Health systems that have reduced their staffing or furloughed employees have been forced to do more with less. Focusing on increasing capacity can allow them to increase the number of patients in their community that they serve. 

Austin Regional Clinic (ARC), a 25-site multi-specialty group in Texas, provides a compelling example of how intelligent automation can be used to increase capacity to see more patients. With Notable, clinicians use a voice-powered app for phone and Apple Watch to create notes and orders, which are populated into the EHR in real-time with AI-powered digital assistants. This saves 1-2 hours a day per provider on documentation.

According to their CMIO, Dr. Manish Naik: "Notable Health’s unique platform brings together AI, wearable, and voice interface technologies that will allow us over time to better utilize our existing IT systems, reduce strain on our physicians, and improve the overall patient experience."

In addition to voice, ARC also deployed Notable to automate clinical documentation. This has reduced EHR time by more than 45%, enabling providers to spend more time with patients. Read the case study.

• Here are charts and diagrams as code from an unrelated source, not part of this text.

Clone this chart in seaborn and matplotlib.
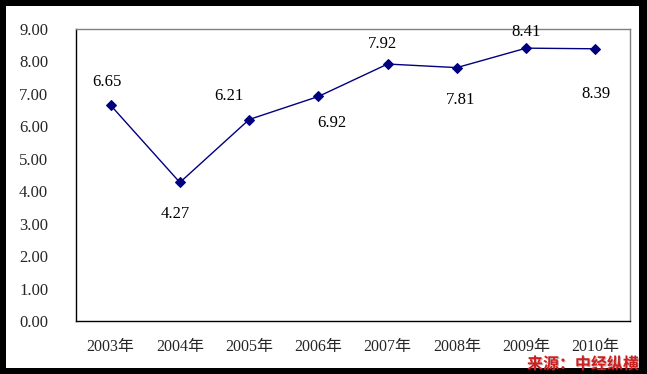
import pandas as pd
import seaborn as sns
import matplotlib.pyplot as plt
import matplotlib.patheffects as pe
from matplotlib.patches import Rectangle

years = ['2003年', '2004年', '2005年', '2006年', '2007年', '2008年', '2009年', '2010年']
values = [6.65, 4.27, 6.21, 6.92, 7.92, 7.81, 8.41, 8.39]
yticks = [0, 1, 2, 3, 4, 5, 6, 7, 8, 9]

# label offsets from each point, in pixels (labels were placed by hand)
label_dx = [-4, -5, -20, 13, -5, 4, 0, 1]
label_dy = [23, -32, 24, -27, 20, -32, 16, -45]

df = pd.DataFrame({'year': years, 'value': values})

sns.set_style('white')
plt.rcParams['font.family'] = ['Liberation Serif', 'Noto Sans CJK SC']

W, H = 647, 374
fig = plt.figure(figsize=(W / 100, H / 100), dpi=100)
fig.patch.set_facecolor('black')
# white inner card
fig.add_artist(Rectangle((6 / W, 1 - 368 / H), (639 - 6) / W, (368 - 6) / H,
                         transform=fig.transFigure, facecolor='white',
                         edgecolor='none', zorder=0))

ax = fig.add_axes([76 / W, 1 - 321 / H, (630 - 76) / W, (321 - 29) / H])
ax.set_facecolor('white')

x = list(range(len(years)))
sns.lineplot(x=x, y=df['value'], ax=ax, color='#000080', linewidth=1,
             marker='D', markersize=5, markeredgecolor='#000080')

for xi, v, dx, dy in zip(x, values, label_dx, label_dy):
    ax.annotate(f'{v:.2f}', (xi, v), xytext=(dx * 0.72, dy * 0.72),
                textcoords='offset points', ha='center', va='center',
                fontsize=12, color='black')

ax.set_xlim(-0.5, len(years) - 0.5)
ax.set_ylim(0, 9)
ax.set_yticks(yticks)
ax.set_yticklabels([f'{t:.2f}' for t in yticks], fontsize=12)
ax.set_xticks(x)
ax.set_xticklabels(years, fontsize=11.5)
ax.set_xticks([i - 0.5 for i in range(len(years) + 1)], minor=True)
ax.tick_params(axis='x', which='major', length=0, pad=13)
ax.tick_params(axis='x', which='minor', direction='in', length=5, width=1, color='black')
ax.tick_params(axis='y', which='major', direction='out', length=4, width=1, color='black', pad=16)
ax.set_xlabel('')
ax.set_ylabel('')

for side in ['left', 'bottom']:
    ax.spines[side].set_color('black')
    ax.spines[side].set_linewidth(1)
for side in ['top', 'right']:
    ax.spines[side].set_visible(True)
    ax.spines[side].set_color('#808080')
    ax.spines[side].set_linewidth(1)

fig.text(639 / W, 1 - 364 / H, '来源：中经纵横', ha='right', va='center',
         fontsize=11.5, fontweight='bold', color='#cc1f1f',
         family=['Noto Sans CJK SC', 'DejaVu Sans'], style='italic',
         path_effects=[pe.withSimplePatchShadow(offset=(0.8, -0.8), shadow_rgbFace='#500000', alpha=0.3)])

fig.savefig('out.png', dpi=100, facecolor=fig.get_facecolor())
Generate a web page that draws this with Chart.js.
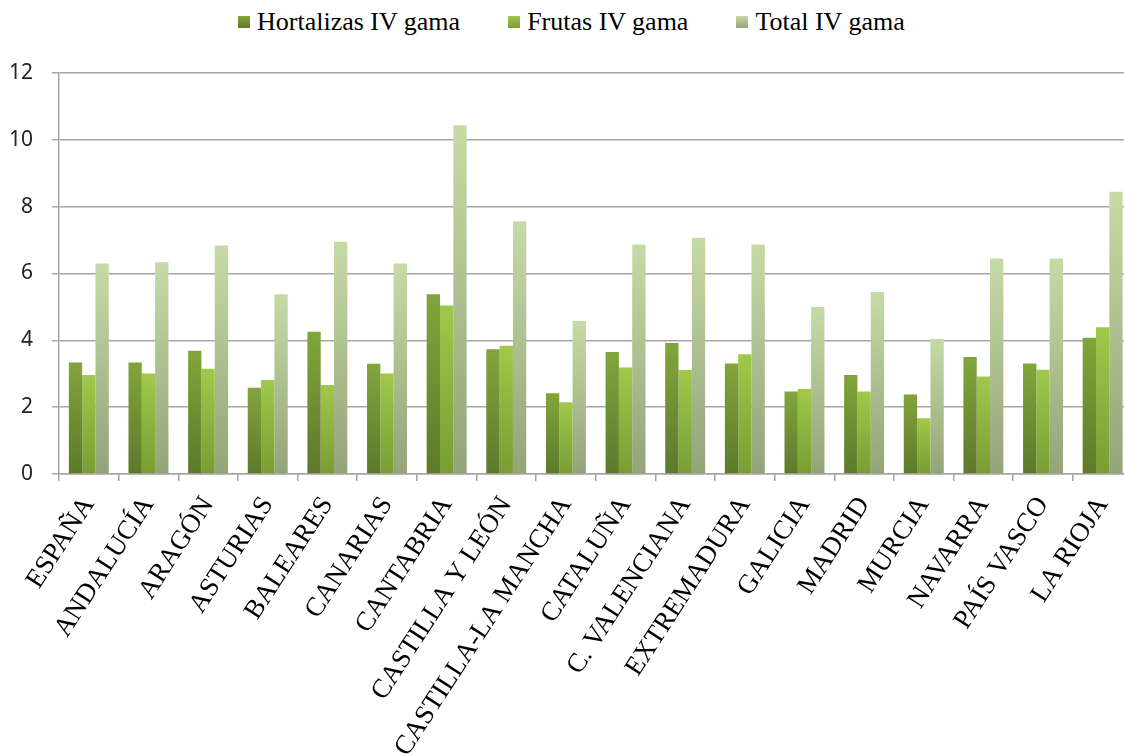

Optimize value-based care reimbursement

Flagging patient volumes risk compromise value-based revenue by increasing gaps in care. With long-term patient volumes uncertain, particularly given the unpredictable nature of the COVID-19 pandemic, healthcare providers must identify new ways to engage patients with preventive care services to receive value-based reimbursement. 

As clinics closed their doors and preventive care visits were pushed back, many gaps in care of emerged. Closing these gaps in care has emerged as a key priority for health systems looking to optimize value-based reimbursement. 

Intelligent automation can power a two-step approach to close gaps in care

First, it can be used to determine which patients are likely to have care gaps. For example, a digital assistant could be used to scan all records in a providers EHR to identify patients on Medicare who have not had their annual wellness visit, or patients with diabetes who have not had a hemoglobin a1c test in the past 6 months. 

From there, these digital assistants can automatically text or email these patients with an intake questionnaire to confirm the gap in care. In some cases, the patient may have received a preventive care service from a different provider, and by sharing this back with the provider, the gap in care can be closed immediately. Otherwise, the patient can be directed to book an appointment with their provider to close that gap in care. 

Providers that have implemented such a solution with Notable have been able to immediately close 13% of open care gaps by simply identifying them upfront and confirming whether they existed with patients. From those with confirmed open care gaps, they have been able to generate an average of over 120 new visits per year. 

This type of solution can also be implemented at the point of care. Using the same algorithm to identify open care gaps, orders can be automatically populated in the EHR for providers to sign off on, saving providers an average of 40 EHR clicks per day and driving a 15% increase in adherence to national quality metrics.

These three solutions represent just a few of the myriad possibilities that intelligent automation can unlock for providers who seek to redefine how they operate in the wake of COVID-19.